Spinach ricotta stuffed shells
Equipment
- Pot
- baking dish
- mixing bowl
- Oven
Ingredients
Sauce
- 2 tablespoon olive oil
- 2 medium eschallots/shallots finely chopped
- 4 cloves garlic finely minced
- 1 bay leaf fresh (sub dried)
- 0.5 teaspoon dried thyme
- 0.5 teaspoon dried oregano
- 0.33 cup tomato paste
- 700 g tomato passata (US: tomato sauce)
- 0.33 cup Chardonnay or other dry white wine
- 4 cups vegetable stock/broth low sodium
- 0.75 teaspoon salt
- 1.5 teaspoon white sugar
- 0.33 teaspoon black pepper
Filling
- 250 g frozen chopped spinach thawed
- 500 g ricotta full fat
- 0.5 cup parmesan finely shredded
- 1 cup shredded cheese e.g., Mozzarella, Colby, Cheddar, Tasty, Gruyere, Swiss
- 1 egg
- 1 large garlic clove minced
- 1 dash fresh nutmeg or ⅛ teaspoon nutmeg powder (optional)
- 0.75 teaspoon cooking/kosher salt
- 0.5 teaspoon black pepper
Stuffed shells
- 250 g jumbo pasta shells (conchiglioni)
- 1.5 cups shredded mozzarella
- 0.5 cup parmesan shredded
- fresh basil and parmesan for garnish (optional)
Instructions
Sauce
- Sauté – Heat oil in a small pot over medium high heat. Add garlic, onion, bay leaf, thyme and oregano. Cook for 3 – 4 minutes until the onion is translucent. Add tomato paste and cook for 1 minute.
- Reduce wine – Add wine, increase heat to high and let it simmer rapidly until mostly evaporated (about 2 minutes).
- Simmer – Add passata, stock, sugar, salt and pepper. Stir then simmer on low (uncovered) for 20 minutes. Use while hot.
Filling
- Squeeze spinach – Grab handfuls of spinach and squeeze out excess water.

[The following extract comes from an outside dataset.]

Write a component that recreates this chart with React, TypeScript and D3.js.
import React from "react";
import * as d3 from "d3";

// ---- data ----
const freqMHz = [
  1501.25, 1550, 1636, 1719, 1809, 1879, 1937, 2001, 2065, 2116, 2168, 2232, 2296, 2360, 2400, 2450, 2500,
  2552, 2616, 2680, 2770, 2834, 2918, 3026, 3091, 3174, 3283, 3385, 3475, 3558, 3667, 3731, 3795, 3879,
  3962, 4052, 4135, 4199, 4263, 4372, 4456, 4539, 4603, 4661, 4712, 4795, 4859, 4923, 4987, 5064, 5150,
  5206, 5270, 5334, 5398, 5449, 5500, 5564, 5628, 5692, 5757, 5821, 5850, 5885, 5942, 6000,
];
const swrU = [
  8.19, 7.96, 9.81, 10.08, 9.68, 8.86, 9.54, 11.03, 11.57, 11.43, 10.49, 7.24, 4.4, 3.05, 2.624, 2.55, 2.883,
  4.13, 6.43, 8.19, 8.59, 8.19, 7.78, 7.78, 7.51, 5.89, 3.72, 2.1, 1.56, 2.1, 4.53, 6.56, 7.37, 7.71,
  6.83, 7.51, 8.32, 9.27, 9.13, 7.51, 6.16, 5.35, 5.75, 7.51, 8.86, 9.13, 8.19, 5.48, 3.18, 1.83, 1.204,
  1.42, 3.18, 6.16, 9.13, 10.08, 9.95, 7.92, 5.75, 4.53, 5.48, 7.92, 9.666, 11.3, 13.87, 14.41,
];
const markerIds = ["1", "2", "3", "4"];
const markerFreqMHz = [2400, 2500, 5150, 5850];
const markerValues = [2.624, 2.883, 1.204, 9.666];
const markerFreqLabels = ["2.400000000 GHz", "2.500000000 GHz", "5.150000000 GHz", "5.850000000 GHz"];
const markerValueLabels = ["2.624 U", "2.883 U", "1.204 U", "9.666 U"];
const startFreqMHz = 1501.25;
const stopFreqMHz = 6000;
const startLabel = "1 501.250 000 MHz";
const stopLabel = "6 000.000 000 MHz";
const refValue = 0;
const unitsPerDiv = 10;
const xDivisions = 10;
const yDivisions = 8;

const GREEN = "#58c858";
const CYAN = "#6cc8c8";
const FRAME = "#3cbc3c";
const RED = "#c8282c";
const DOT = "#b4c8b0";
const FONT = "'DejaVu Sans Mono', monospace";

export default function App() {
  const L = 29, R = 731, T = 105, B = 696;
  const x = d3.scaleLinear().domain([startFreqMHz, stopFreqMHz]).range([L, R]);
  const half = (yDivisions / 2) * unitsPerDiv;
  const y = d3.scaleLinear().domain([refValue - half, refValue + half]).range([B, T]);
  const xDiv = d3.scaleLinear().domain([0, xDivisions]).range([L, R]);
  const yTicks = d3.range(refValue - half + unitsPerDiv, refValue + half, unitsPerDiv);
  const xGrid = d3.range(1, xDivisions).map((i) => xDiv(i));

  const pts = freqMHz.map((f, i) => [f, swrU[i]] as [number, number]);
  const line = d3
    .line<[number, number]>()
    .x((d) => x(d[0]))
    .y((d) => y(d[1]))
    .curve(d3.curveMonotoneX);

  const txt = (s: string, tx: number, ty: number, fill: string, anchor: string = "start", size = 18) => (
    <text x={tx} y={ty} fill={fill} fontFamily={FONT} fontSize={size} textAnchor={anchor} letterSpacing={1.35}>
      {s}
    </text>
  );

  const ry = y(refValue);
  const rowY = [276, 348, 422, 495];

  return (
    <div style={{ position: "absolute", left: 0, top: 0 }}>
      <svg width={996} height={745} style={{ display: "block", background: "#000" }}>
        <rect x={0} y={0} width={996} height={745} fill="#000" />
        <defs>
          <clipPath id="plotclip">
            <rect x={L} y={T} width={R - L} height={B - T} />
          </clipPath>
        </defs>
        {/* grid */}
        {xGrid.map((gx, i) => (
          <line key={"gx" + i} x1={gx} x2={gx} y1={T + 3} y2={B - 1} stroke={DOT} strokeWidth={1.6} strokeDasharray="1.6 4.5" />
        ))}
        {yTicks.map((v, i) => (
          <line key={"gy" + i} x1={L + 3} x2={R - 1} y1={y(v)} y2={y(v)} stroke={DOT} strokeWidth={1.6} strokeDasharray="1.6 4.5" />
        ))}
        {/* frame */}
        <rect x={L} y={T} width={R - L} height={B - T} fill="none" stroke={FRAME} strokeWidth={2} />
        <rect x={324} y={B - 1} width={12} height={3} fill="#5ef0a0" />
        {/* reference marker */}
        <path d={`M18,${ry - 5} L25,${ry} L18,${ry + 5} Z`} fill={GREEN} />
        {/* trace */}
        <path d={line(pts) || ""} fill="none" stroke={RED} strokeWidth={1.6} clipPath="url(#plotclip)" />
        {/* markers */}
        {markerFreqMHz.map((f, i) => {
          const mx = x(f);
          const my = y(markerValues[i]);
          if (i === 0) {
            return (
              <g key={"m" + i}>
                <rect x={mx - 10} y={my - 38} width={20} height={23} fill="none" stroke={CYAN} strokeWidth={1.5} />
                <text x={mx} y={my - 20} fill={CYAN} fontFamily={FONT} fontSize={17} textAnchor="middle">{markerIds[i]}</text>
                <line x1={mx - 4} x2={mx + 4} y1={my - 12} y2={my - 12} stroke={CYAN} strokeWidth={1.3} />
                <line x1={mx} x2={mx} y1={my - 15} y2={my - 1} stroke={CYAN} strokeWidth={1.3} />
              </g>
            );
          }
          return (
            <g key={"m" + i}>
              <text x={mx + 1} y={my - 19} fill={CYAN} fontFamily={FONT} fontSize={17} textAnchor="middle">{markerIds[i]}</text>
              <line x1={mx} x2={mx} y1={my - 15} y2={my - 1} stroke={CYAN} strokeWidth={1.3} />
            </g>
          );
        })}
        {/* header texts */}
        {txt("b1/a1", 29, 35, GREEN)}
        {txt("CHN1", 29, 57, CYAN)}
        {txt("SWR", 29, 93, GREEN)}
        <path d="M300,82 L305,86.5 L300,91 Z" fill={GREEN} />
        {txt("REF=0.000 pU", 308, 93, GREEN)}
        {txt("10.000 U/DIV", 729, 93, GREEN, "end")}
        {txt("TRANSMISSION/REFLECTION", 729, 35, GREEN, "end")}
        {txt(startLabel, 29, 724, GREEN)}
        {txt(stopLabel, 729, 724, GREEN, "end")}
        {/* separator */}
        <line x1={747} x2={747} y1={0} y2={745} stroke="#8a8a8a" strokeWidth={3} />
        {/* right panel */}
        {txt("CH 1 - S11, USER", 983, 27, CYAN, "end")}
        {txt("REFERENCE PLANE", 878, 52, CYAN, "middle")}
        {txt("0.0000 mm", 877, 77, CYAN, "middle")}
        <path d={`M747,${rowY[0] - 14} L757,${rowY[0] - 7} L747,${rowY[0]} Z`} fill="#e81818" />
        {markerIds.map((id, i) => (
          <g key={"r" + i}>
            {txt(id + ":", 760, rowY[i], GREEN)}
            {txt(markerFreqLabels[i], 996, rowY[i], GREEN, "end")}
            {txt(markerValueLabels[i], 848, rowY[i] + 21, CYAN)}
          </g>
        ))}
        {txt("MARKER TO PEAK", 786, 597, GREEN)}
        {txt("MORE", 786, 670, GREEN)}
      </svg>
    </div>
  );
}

- Mix filling – Place spinach in a bowl with remaining Filling ingredients. Mix well.
Assemble & Bake
- Preheat oven to 200°C/400°F (180°C fan).
- Stuff – Stuff UNCOOKED shells with spinach ricotta filling. Stuff them full!
- Assemble – Pour the hot tomato sauce in a 23 x 33 cm / 9 x 13" baking dish. Gently place the stuffed shells in – most will be submerged, some may poke above surface.
- Bake – Cover with a baking tray (or foil) then bake for 70 minutes.
- Cheese it! Check the shells – they should be al dente! (If not, return to oven, covered). Sprinkle with mozzarella then parmesan. Bake 15 minutes until melted.
- Serve, garnished with extra parmesan and basil if desired!